§ TASK
Find each line with the string "source" and report it.

§ DATA IN THIS EXERCISE
(begin)

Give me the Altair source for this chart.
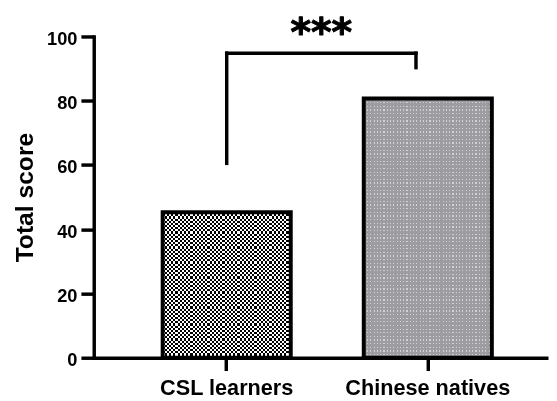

(end)
(begin)

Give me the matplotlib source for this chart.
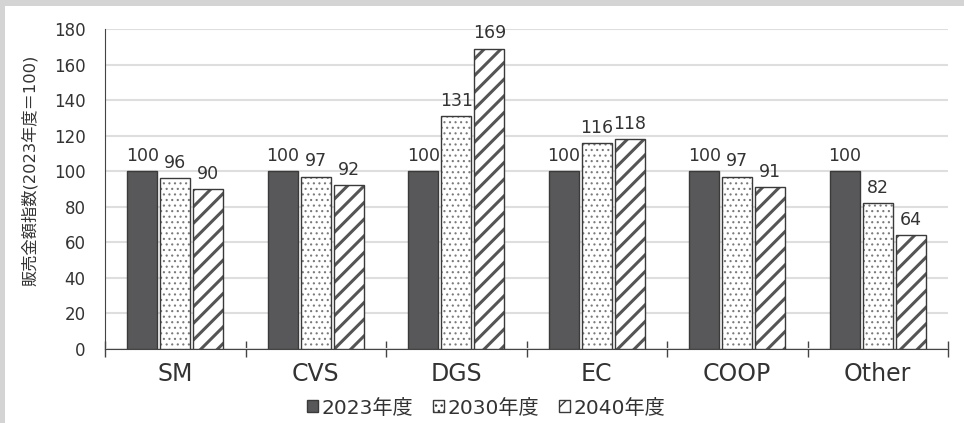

(end)
(begin)

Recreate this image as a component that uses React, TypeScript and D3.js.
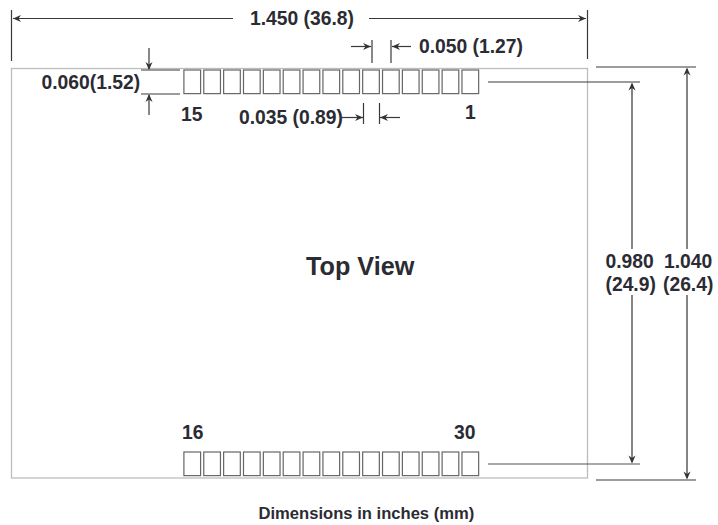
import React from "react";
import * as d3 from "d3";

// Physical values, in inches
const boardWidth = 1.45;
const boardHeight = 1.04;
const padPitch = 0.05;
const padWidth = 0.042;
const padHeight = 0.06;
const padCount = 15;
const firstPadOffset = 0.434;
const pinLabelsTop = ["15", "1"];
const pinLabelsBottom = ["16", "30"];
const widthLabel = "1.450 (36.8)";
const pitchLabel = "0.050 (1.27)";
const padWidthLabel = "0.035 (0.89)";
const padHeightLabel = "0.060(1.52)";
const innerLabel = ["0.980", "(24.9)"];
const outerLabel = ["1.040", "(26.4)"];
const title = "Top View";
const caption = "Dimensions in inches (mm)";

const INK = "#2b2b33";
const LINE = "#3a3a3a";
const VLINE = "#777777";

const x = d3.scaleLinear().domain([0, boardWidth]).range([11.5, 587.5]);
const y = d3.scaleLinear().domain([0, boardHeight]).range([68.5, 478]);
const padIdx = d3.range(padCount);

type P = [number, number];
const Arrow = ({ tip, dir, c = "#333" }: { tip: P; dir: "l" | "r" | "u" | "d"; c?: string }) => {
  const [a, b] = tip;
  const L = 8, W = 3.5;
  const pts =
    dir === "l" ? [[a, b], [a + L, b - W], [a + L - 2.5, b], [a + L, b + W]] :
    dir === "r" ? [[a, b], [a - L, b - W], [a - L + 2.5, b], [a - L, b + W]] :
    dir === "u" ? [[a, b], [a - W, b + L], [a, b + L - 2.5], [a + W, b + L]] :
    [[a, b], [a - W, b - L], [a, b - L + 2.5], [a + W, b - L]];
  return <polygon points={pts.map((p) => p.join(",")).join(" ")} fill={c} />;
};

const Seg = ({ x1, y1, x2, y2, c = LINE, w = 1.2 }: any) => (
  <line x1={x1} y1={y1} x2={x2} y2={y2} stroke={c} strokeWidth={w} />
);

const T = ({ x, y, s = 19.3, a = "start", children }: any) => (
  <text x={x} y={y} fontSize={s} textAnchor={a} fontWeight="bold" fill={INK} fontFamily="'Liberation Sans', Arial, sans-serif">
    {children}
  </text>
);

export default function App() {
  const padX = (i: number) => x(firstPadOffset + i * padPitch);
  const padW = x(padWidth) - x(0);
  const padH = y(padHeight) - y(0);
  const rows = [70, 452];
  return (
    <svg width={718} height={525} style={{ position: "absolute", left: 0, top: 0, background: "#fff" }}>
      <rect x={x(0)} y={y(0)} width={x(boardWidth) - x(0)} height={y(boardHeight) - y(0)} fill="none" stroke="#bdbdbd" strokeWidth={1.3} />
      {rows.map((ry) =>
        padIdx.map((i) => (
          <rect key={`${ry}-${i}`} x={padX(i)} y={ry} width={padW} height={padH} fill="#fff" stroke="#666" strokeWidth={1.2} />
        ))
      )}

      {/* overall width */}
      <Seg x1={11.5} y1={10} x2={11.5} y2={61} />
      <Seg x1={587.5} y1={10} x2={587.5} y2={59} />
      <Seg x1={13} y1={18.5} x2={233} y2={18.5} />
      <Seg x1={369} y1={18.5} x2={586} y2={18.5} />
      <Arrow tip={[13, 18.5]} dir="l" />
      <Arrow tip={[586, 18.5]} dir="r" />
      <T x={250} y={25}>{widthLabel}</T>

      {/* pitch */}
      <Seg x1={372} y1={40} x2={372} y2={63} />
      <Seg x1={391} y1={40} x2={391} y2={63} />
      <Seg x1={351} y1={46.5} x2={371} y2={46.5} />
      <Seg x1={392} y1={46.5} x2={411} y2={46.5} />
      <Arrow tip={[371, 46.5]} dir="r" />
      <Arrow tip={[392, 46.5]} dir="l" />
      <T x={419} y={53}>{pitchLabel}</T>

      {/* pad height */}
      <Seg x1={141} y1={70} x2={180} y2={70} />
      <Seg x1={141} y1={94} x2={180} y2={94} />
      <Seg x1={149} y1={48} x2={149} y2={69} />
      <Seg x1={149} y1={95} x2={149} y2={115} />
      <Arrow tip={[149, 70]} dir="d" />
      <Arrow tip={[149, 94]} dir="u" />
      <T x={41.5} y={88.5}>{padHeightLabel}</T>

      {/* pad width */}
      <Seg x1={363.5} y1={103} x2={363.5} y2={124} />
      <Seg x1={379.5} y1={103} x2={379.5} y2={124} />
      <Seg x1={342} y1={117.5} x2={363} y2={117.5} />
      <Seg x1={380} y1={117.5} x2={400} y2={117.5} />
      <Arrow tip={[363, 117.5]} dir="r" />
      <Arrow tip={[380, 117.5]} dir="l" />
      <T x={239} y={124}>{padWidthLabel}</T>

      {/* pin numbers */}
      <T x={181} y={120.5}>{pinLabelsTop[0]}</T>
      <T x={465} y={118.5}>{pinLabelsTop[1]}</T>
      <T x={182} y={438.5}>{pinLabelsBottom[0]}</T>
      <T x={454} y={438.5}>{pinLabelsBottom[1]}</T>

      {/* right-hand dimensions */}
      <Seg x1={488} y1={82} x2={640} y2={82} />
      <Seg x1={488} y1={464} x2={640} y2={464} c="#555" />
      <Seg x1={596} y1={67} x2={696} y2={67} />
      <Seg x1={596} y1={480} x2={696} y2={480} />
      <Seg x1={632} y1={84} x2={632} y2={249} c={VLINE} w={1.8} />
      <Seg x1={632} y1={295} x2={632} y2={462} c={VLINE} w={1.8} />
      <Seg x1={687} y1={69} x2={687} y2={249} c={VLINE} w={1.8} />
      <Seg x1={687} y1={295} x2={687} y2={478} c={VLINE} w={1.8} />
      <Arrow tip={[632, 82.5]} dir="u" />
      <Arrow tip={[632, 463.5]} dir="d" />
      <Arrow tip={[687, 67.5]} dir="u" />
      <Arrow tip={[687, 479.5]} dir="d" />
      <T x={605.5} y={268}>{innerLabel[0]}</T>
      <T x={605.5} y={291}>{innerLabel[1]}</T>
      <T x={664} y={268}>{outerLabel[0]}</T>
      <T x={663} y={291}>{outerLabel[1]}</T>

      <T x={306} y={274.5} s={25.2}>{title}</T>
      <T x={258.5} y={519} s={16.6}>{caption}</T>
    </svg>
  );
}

(end)

§ SOLUTION BELOW
Give me the Altair source for this chart.
Give me the matplotlib source for this chart.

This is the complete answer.